The court fight dates to 2014, when the U.S. Supreme Court first declared the union’s fee collections to be unconstitutional. In that case, known as Harris v Quinn, the Supreme Court struck down an Illinois state law that allowed the state to declare all in-home personal care assistants and child care providers paid through state subsidies to be state employees, subject to representation by SEIU.
Caregivers could decide to formally join the union and pay dues. But even if they did not, the Illinois law empowered the union to claim so-called agency fees or “fair share fees” from the checks written to non-union caregivers, supposedly to offset the union’s bargaining costs.
The Supreme Court, however, declared those fees to be unconstitutional.
The Harris decision sparked a class action from the caregivers, who sought to recover the illegal fees from the union.
Federal judges in Chicago, however, have rejected those efforts, saying the union collected the fees in “good faith” under the presumption the Illinois law was legal and constitutional.
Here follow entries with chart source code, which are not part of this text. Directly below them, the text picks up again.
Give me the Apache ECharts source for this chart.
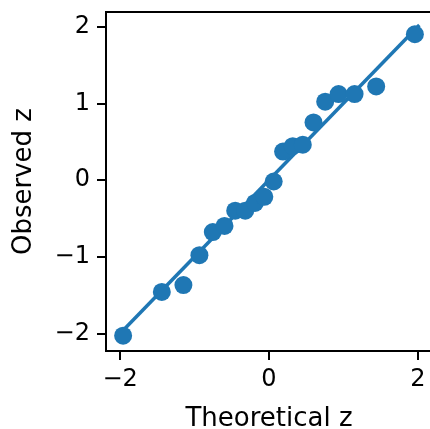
<!doctype html>
<html lang="en">
  <head>
    <meta charset="utf-8">
    <title>Q-Q plot</title>
    <script src="https://cdn.jsdelivr.net/npm/echarts@6.0.0/dist/echarts.min.js"></script>
    <style>
      html, body { margin: 0; padding: 0; background: #fff; }
      #chart { width: 430px; height: 429px; }
    </style>
  </head>
  <body>
    <div id="chart"></div>

  <script>
    // theoretical quantiles (n = 20) and observed z
    var theoretical = [-1.960, -1.440, -1.150, -0.935, -0.755, -0.598, -0.454, -0.319, -0.189, -0.063,
                       0.063, 0.189, 0.319, 0.454, 0.598, 0.755, 0.935, 1.150, 1.440, 1.960];
    var observed = [-2.03, -1.46, -1.37, -0.98, -0.68, -0.60, -0.40, -0.40, -0.30, -0.22,
                    -0.02, 0.37, 0.44, 0.46, 0.75, 1.02, 1.12, 1.12, 1.22, 1.90];

    // reference line y = x
    var lineX = [-2.03, 2.02];
    var lineY = [-2.03, 2.02];

    var xTicks = [-2, 0, 2];
    var yTicks = [-2, -1, 0, 1, 2];

    var blue = '#1f77b4';
    var font = 'DejaVu Sans';

    var points = theoretical.map(function (x, i) { return [x, observed[i]]; });
    var linePts = lineX.map(function (x, i) { return [x, lineY[i]]; });

    function minus(v) { return String(v).replace('-', '\u2212'); }

    var chart = echarts.init(document.getElementById('chart'), null, { renderer: 'canvas' });

    var option = {
      animation: false,
      backgroundColor: '#fff',
      grid: {
        left: 106, top: 12, width: 326, height: 339,
        outerBoundsMode: 'none',
        show: true, borderColor: '#000', borderWidth: 2, backgroundColor: 'transparent'
      },
      xAxis: {
        type: 'value', min: -2.19, max: 2.19,
        name: 'Theoretical z', nameLocation: 'middle', nameGap: 55,
        nameTextStyle: { fontFamily: font, fontSize: 26, color: '#000' },
        axisLine: { onZero: false, lineStyle: { color: '#000', width: 2 } },
        axisTick: { show: true, length: 9, lineStyle: { color: '#000', width: 2 }, customValues: xTicks },
        axisLabel: { fontFamily: font, fontSize: 24, color: '#000', margin: 17, customValues: xTicks, formatter: minus },
        splitLine: { show: false }
      },
      yAxis: {
        type: 'value', min: -2.23, max: 2.19,
        name: 'Observed z', nameLocation: 'middle', nameGap: 69, nameRotate: 90,
        nameTextStyle: { fontFamily: font, fontSize: 26, color: '#000' },
        axisLine: { onZero: false, lineStyle: { color: '#000', width: 2 } },
        axisTick: { show: true, length: 9, lineStyle: { color: '#000', width: 2 }, customValues: yTicks },
        axisLabel: { fontFamily: font, fontSize: 24, color: '#000', margin: 16, customValues: yTicks, formatter: minus },
        splitLine: { show: false }
      },
      series: [
        {
          type: 'line',
          data: linePts,
          symbol: 'none',
          lineStyle: { color: blue, width: 3.5 },
          z: 1
        },
        {
          type: 'scatter',
          data: points,
          symbolSize: 18,
          itemStyle: { color: blue, opacity: 1 },
          z: 2
        }
      ]
    };

    chart.setOption(option);
  </script>
  </body>
</html>
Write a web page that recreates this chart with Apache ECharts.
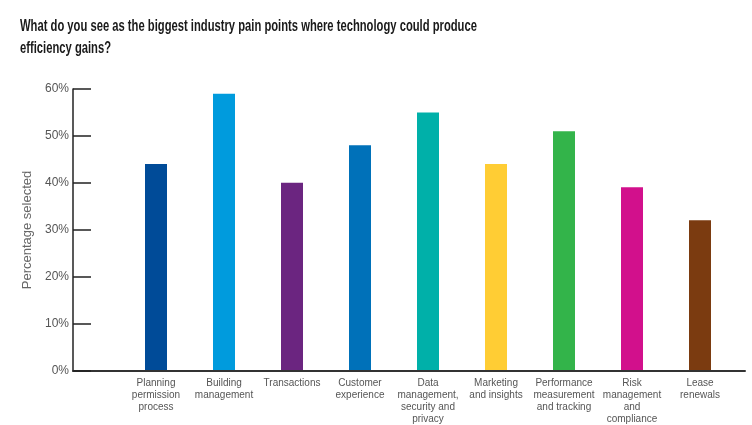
<!DOCTYPE html>
<html>
<head>
<meta charset="utf-8">
<script src="https://cdn.jsdelivr.net/npm/echarts@6/dist/echarts.min.js"></script>
<style>
html,body{margin:0;padding:0;background:#fff;}
#chart{width:752px;height:425px;}
</style>
</head>
<body>
<div id="chart"></div>
<script>
var titleText = 'What do you see as the biggest industry pain points where technology could produce\nefficiency gains?';
var categories = [
  "Planning\npermission\nprocess",
  "Building\nmanagement",
  "Transactions",
  "Customer\nexperience",
  "Data\nmanagement,\nsecurity and\nprivacy",
  "Marketing\nand insights",
  "Performance\nmeasurement\nand tracking",
  "Risk\nmanagement\nand\ncompliance",
  "Lease\nrenewals"
];
var values = [44, 59, 40, 48, 55, 44, 51, 39, 32];
var barColors = ["#004b98", "#009bdd", "#6b2580", "#0071b9", "#00b0a9", "#ffcd34", "#33b44a", "#d2108c", "#7b3b10"];
var yTicks = [0, 10, 20, 30, 40, 50, 60];

var chart = echarts.init(document.getElementById('chart'), null, {renderer: 'canvas'});
var option = {
  backgroundColor: '#fff',
  animation: false,
  graphic: [{
    type: 'text',
    x: 20, y: 15,
    scaleX: 0.66,
    style: {
      text: titleText,
      font: 'bold 17px "Liberation Sans", Arial, sans-serif',
      lineHeight: 22,
      fill: '#1a1a1a',
      verticalAlign: 'top'
    }
  }],
  grid: [
    {left: 122, right: 18, top: 89, bottom: 54},
    {left: 73, right: 7, top: 89, bottom: 54}
  ],
  xAxis: [
    {
      type: 'category', gridIndex: 0, data: categories,
      axisLine: {show: false}, axisTick: {show: false},
      axisLabel: {
        interval: 0, margin: 7, fontSize: 10, lineHeight: 12, color: '#555',
        fontFamily: '"Liberation Sans", Arial, sans-serif'
      }
    },
    {
      type: 'value', gridIndex: 1, min: 0, max: 1,
      axisLine: {show: true, lineStyle: {color: '#333', width: 2}},
      axisTick: {show: false}, axisLabel: {show: false}, splitLine: {show: false}
    }
  ],
  yAxis: [
    {type: 'value', gridIndex: 0, min: yTicks[0], max: yTicks[yTicks.length - 1], interval: 10, show: false},
    {
      type: 'value', gridIndex: 1, min: yTicks[0], max: yTicks[yTicks.length - 1], interval: 10,
      name: 'Percentage selected', nameLocation: 'middle', nameGap: 39,
      nameTextStyle: {fontSize: 13, color: '#666', fontFamily: '"Liberation Sans", Arial, sans-serif'},
      axisLine: {show: true, lineStyle: {color: '#222', width: 1.5}},
      axisTick: {show: true, inside: true, length: 18, lineStyle: {color: '#222', width: 1.5}},
      axisLabel: {formatter: '{value}%', margin: 4, fontSize: 12, color: '#555', fontFamily: '"Liberation Sans", Arial, sans-serif'},
      splitLine: {show: false}
    }
  ],
  series: [{
    type: 'bar', xAxisIndex: 0, yAxisIndex: 0,
    barWidth: 22,
    data: values.map(function (v, i) { return {value: v, itemStyle: {color: barColors[i]}}; })
  }]
};
chart.setOption(option);
</script>
</body>
</html>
Further, the judges said they believed it would be too difficult to allow the refund claims to proceed as a class action because it would be too difficult for courts to decipher who among the 80,000 potential class members actually didn’t want the union to take their money.
In 2018 the class action attempt was given new life, however, when, the Supreme Court decided in the case known as Janus v AFSCME that states also trample the rights of non-union actual state employees by forcing them to pay agency fees, as well. In that decision, the majority noted such fee arrangements had resulted in “billions of dollars … taken from nonmembers and transferred to public sector unions in violation of the First Amendment.”
The Supreme Court directed the Seventh Circuit Court of Appeals judges to take another look at the Illinois caregivers’ class action in light of the Janus decision.
In early 2019, however, the Seventh Circuit again denied the class action claims, finding Janus had changed nothing concerning a union’s ability to keep the money.
That rejection prompted the latest appeal to the Supreme Court.
“The court should make it clear that unions are not free to keep monies they unconstitutionally seize from individuals without consent, but must return to its rightful owner all monies they wrongfully extract,” the plaintiffs wrote in a brief filed with the Supreme Court in February.
In reply, Illinois Attorney General Kwame Raoul and attorneys for the SEIU argued the lower courts got the case law correct in finding that the law did not allow for mass refunds of the fees, even if the state’s forced fee collections violated the care givers’ rights.
Rather, Raoul and the union argued, the plaintiffs should be forced to pursue their refund claims against the union individually.
The union also again argued the fees were collected in good faith, in reliance on Illinois law.
The Supreme Court’s denial of the appeal will allow the Seventh Circuit’s decision to stand for now.
However, there are a number of other lawsuits pending in federal courts over many of the same legal questions, any of which could also ultimately find their way to the Supreme Court.
For instance, in Illinois last month, attorneys with the National Right to Work Legal Defense Foundation partnered with the Liberty Justice Center, of Chicago, to file a class action lawsuit in federal court against the American Federation of State, County and Municipal Employees Council 31 on behalf of nine named non-union state workers, and potentially 2,700 non-union state workers represented by AFSCME.
That lawsuit asks the courts to order AFSCME to refund more than $2 million worth of agency fees collected by the union from May 2017 to the date of the Janus decision.
Patrick Hughes, president of the Liberty Justice Center, said he believes the Supreme Court will ultimately address the “good faith” defense raised by the union and state in defending the unions’ rights to keep the unconstitutional fees.
AFSCME has called the latest agency fees lawsuit “frivolous.”